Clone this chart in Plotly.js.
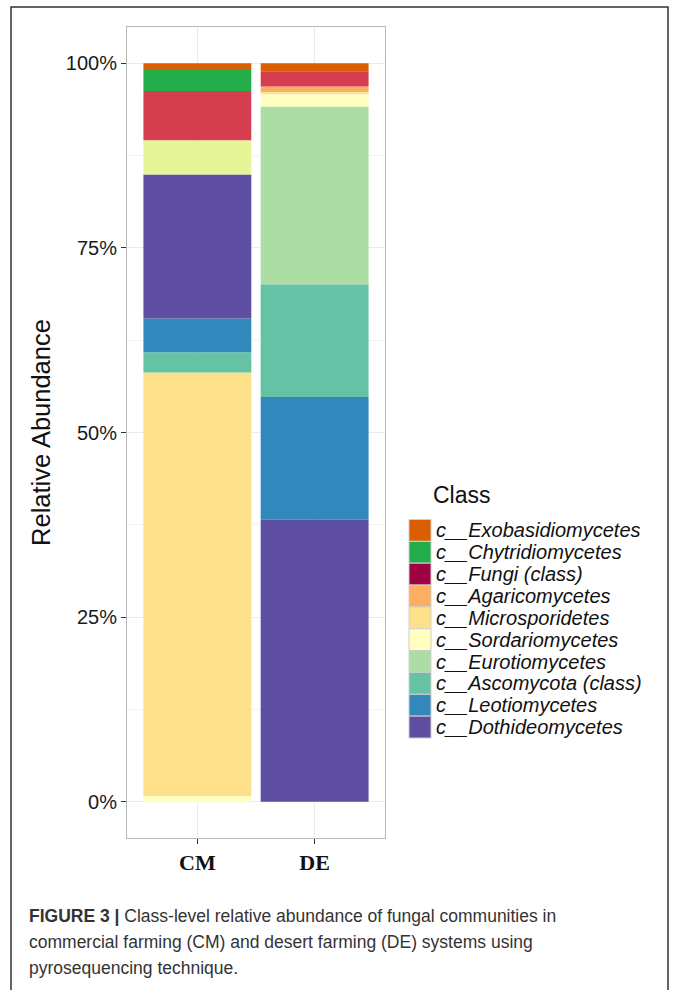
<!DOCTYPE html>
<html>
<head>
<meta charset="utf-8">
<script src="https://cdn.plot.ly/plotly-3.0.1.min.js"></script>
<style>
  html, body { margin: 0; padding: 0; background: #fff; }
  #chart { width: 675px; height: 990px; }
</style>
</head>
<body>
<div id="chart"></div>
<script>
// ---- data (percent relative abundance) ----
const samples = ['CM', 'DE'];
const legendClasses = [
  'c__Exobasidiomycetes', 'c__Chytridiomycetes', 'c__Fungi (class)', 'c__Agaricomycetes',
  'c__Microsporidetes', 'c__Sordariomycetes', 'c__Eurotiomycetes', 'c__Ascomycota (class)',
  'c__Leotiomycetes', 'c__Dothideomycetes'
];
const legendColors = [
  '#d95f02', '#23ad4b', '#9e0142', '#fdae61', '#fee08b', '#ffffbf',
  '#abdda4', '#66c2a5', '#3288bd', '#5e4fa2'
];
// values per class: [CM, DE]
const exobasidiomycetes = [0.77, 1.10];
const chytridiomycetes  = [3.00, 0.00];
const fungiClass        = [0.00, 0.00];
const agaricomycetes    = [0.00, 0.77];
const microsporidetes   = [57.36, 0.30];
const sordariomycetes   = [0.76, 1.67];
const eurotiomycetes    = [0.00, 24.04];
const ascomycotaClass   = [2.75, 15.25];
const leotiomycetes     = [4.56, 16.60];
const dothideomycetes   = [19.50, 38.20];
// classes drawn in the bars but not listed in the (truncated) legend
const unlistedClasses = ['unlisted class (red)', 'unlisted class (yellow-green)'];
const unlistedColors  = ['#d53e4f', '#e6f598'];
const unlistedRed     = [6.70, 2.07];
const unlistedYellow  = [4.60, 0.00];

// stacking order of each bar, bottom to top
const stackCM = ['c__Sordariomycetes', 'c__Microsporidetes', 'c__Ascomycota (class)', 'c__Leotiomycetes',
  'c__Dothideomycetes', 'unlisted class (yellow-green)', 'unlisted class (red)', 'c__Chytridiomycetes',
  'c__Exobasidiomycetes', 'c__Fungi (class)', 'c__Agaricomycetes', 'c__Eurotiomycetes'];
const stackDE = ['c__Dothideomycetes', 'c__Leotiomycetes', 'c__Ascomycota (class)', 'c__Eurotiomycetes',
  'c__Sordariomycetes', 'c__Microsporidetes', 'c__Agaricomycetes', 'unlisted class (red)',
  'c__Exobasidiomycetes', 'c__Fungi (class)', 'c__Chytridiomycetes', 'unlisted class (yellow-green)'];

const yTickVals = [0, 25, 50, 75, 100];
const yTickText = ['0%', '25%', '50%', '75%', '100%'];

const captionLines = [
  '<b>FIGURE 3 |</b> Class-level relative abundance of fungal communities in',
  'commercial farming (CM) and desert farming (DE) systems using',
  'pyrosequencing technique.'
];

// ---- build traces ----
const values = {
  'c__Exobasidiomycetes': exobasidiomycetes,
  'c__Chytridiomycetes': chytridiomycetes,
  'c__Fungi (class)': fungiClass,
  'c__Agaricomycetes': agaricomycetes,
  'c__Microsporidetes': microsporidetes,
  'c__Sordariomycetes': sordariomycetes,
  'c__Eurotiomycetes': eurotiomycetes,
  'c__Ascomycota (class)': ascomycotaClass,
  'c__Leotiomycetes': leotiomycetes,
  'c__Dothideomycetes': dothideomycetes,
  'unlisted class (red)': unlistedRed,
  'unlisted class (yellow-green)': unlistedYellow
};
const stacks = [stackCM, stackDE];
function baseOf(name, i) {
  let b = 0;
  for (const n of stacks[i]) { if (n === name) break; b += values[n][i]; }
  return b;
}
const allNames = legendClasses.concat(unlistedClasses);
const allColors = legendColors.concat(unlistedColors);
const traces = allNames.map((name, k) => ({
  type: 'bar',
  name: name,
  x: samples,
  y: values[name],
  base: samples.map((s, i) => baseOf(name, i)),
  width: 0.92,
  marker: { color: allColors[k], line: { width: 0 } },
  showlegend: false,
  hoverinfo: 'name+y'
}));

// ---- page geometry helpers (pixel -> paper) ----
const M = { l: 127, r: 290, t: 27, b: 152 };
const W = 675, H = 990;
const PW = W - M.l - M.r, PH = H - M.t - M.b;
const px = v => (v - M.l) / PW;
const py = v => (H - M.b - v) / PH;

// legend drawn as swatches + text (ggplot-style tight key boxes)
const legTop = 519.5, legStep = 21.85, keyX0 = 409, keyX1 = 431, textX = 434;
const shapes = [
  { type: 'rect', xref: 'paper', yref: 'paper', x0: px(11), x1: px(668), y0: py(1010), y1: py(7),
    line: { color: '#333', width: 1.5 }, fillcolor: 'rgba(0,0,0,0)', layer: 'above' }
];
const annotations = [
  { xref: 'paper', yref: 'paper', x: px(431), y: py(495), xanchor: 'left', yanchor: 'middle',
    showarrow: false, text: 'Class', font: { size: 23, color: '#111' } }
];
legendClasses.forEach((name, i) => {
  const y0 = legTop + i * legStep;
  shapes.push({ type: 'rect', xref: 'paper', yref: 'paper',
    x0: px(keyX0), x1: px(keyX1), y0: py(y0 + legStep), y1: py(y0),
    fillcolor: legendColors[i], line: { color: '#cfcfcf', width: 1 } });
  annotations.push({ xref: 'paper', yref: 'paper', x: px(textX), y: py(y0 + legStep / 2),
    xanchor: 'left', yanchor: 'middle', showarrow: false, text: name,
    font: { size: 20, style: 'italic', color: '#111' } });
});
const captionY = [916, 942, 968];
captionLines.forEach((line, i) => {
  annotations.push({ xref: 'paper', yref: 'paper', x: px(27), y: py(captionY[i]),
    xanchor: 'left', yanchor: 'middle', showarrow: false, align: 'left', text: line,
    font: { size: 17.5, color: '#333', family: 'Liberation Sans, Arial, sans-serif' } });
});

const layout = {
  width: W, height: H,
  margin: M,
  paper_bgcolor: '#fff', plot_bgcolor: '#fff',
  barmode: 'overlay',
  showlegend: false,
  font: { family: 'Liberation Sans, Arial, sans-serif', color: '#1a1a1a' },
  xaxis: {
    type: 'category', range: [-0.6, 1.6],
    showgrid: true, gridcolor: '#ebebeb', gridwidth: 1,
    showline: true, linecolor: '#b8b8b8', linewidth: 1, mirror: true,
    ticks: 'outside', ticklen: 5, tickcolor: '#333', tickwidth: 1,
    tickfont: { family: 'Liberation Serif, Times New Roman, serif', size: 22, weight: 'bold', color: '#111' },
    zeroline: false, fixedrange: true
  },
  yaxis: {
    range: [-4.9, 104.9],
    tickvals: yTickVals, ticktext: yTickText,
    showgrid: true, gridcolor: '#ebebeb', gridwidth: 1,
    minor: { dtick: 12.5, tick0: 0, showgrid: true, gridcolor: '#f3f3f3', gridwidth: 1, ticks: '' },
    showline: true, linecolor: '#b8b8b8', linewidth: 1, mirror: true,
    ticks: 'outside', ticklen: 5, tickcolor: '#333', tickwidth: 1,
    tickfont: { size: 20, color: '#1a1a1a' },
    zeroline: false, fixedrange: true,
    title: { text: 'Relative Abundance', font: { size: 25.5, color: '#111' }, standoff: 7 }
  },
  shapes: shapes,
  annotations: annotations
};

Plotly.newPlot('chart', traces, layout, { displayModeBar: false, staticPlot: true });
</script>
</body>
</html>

================================

BRIEF → Skip every picture and transcribe the data above exactly.

OUTPUT FOR THIS TASK →
Clone this chart in Plotly.js.
<!DOCTYPE html>
<html>
<head>
<meta charset="utf-8">
<script src="https://cdn.plot.ly/plotly-3.0.1.min.js"></script>
<style>
  html, body { margin: 0; padding: 0; background: #fff; }
  #chart { width: 675px; height: 990px; }
</style>
</head>
<body>
<div id="chart"></div>
<script>
// ---- data (percent relative abundance) ----
const samples = ['CM', 'DE'];
const legendClasses = [
  'c__Exobasidiomycetes', 'c__Chytridiomycetes', 'c__Fungi (class)', 'c__Agaricomycetes',
  'c__Microsporidetes', 'c__Sordariomycetes', 'c__Eurotiomycetes', 'c__Ascomycota (class)',
  'c__Leotiomycetes', 'c__Dothideomycetes'
];
const legendColors = [
  '#d95f02', '#23ad4b', '#9e0142', '#fdae61', '#fee08b', '#ffffbf',
  '#abdda4', '#66c2a5', '#3288bd', '#5e4fa2'
];
// values per class: [CM, DE]
const exobasidiomycetes = [0.77, 1.10];
const chytridiomycetes  = [3.00, 0.00];
const fungiClass        = [0.00, 0.00];
const agaricomycetes    = [0.00, 0.77];
const microsporidetes   = [57.36, 0.30];
const sordariomycetes   = [0.76, 1.67];
const eurotiomycetes    = [0.00, 24.04];
const ascomycotaClass   = [2.75, 15.25];
const leotiomycetes     = [4.56, 16.60];
const dothideomycetes   = [19.50, 38.20];
// classes drawn in the bars but not listed in the (truncated) legend
const unlistedClasses = ['unlisted class (red)', 'unlisted class (yellow-green)'];
const unlistedColors  = ['#d53e4f', '#e6f598'];
const unlistedRed     = [6.70, 2.07];
const unlistedYellow  = [4.60, 0.00];

// stacking order of each bar, bottom to top
const stackCM = ['c__Sordariomycetes', 'c__Microsporidetes', 'c__Ascomycota (class)', 'c__Leotiomycetes',
  'c__Dothideomycetes', 'unlisted class (yellow-green)', 'unlisted class (red)', 'c__Chytridiomycetes',
  'c__Exobasidiomycetes', 'c__Fungi (class)', 'c__Agaricomycetes', 'c__Eurotiomycetes'];
const stackDE = ['c__Dothideomycetes', 'c__Leotiomycetes', 'c__Ascomycota (class)', 'c__Eurotiomycetes',
  'c__Sordariomycetes', 'c__Microsporidetes', 'c__Agaricomycetes', 'unlisted class (red)',
  'c__Exobasidiomycetes', 'c__Fungi (class)', 'c__Chytridiomycetes', 'unlisted class (yellow-green)'];

const yTickVals = [0, 25, 50, 75, 100];
const yTickText = ['0%', '25%', '50%', '75%', '100%'];

const captionLines = [
  '<b>FIGURE 3 |</b> Class-level relative abundance of fungal communities in',
  'commercial farming (CM) and desert farming (DE) systems using',
  'pyrosequencing technique.'
];

// ---- build traces ----
const values = {
  'c__Exobasidiomycetes': exobasidiomycetes,
  'c__Chytridiomycetes': chytridiomycetes,
  'c__Fungi (class)': fungiClass,
  'c__Agaricomycetes': agaricomycetes,
  'c__Microsporidetes': microsporidetes,
  'c__Sordariomycetes': sordariomycetes,
  'c__Eurotiomycetes': eurotiomycetes,
  'c__Ascomycota (class)': ascomycotaClass,
  'c__Leotiomycetes': leotiomycetes,
  'c__Dothideomycetes': dothideomycetes,
  'unlisted class (red)': unlistedRed,
  'unlisted class (yellow-green)': unlistedYellow
};
const stacks = [stackCM, stackDE];
function baseOf(name, i) {
  let b = 0;
  for (const n of stacks[i]) { if (n === name) break; b += values[n][i]; }
  return b;
}
const allNames = legendClasses.concat(unlistedClasses);
const allColors = legendColors.concat(unlistedColors);
const traces = allNames.map((name, k) => ({
  type: 'bar',
  name: name,
  x: samples,
  y: values[name],
  base: samples.map((s, i) => baseOf(name, i)),
  width: 0.92,
  marker: { color: allColors[k], line: { width: 0 } },
  showlegend: false,
  hoverinfo: 'name+y'
}));

// ---- page geometry helpers (pixel -> paper) ----
const M = { l: 127, r: 290, t: 27, b: 152 };
const W = 675, H = 990;
const PW = W - M.l - M.r, PH = H - M.t - M.b;
const px = v => (v - M.l) / PW;
const py = v => (H - M.b - v) / PH;

// legend drawn as swatches + text (ggplot-style tight key boxes)
const legTop = 519.5, legStep = 21.85, keyX0 = 409, keyX1 = 431, textX = 434;
const shapes = [
  { type: 'rect', xref: 'paper', yref: 'paper', x0: px(11), x1: px(668), y0: py(1010), y1: py(7),
    line: { color: '#333', width: 1.5 }, fillcolor: 'rgba(0,0,0,0)', layer: 'above' }
];
const annotations = [
  { xref: 'paper', yref: 'paper', x: px(431), y: py(495), xanchor: 'left', yanchor: 'middle',
    showarrow: false, text: 'Class', font: { size: 23, color: '#111' } }
];
legendClasses.forEach((name, i) => {
  const y0 = legTop + i * legStep;
  shapes.push({ type: 'rect', xref: 'paper', yref: 'paper',
    x0: px(keyX0), x1: px(keyX1), y0: py(y0 + legStep), y1: py(y0),
    fillcolor: legendColors[i], line: { color: '#cfcfcf', width: 1 } });
  annotations.push({ xref: 'paper', yref: 'paper', x: px(textX), y: py(y0 + legStep / 2),
    xanchor: 'left', yanchor: 'middle', showarrow: false, text: name,
    font: { size: 20, style: 'italic', color: '#111' } });
});
const captionY = [916, 942, 968];
captionLines.forEach((line, i) => {
  annotations.push({ xref: 'paper', yref: 'paper', x: px(27), y: py(captionY[i]),
    xanchor: 'left', yanchor: 'middle', showarrow: false, align: 'left', text: line,
    font: { size: 17.5, color: '#333', family: 'Liberation Sans, Arial, sans-serif' } });
});

const layout = {
  width: W, height: H,
  margin: M,
  paper_bgcolor: '#fff', plot_bgcolor: '#fff',
  barmode: 'overlay',
  showlegend: false,
  font: { family: 'Liberation Sans, Arial, sans-serif', color: '#1a1a1a' },
  xaxis: {
    type: 'category', range: [-0.6, 1.6],
    showgrid: true, gridcolor: '#ebebeb', gridwidth: 1,
    showline: true, linecolor: '#b8b8b8', linewidth: 1, mirror: true,
    ticks: 'outside', ticklen: 5, tickcolor: '#333', tickwidth: 1,
    tickfont: { family: 'Liberation Serif, Times New Roman, serif', size: 22, weight: 'bold', color: '#111' },
    zeroline: false, fixedrange: true
  },
  yaxis: {
    range: [-4.9, 104.9],
    tickvals: yTickVals, ticktext: yTickText,
    showgrid: true, gridcolor: '#ebebeb', gridwidth: 1,
    minor: { dtick: 12.5, tick0: 0, showgrid: true, gridcolor: '#f3f3f3', gridwidth: 1, ticks: '' },
    showline: true, linecolor: '#b8b8b8', linewidth: 1, mirror: true,
    ticks: 'outside', ticklen: 5, tickcolor: '#333', tickwidth: 1,
    tickfont: { size: 20, color: '#1a1a1a' },
    zeroline: false, fixedrange: true,
    title: { text: 'Relative Abundance', font: { size: 25.5, color: '#111' }, standoff: 7 }
  },
  shapes: shapes,
  annotations: annotations
};

Plotly.newPlot('chart', traces, layout, { displayModeBar: false, staticPlot: true });
</script>
</body>
</html>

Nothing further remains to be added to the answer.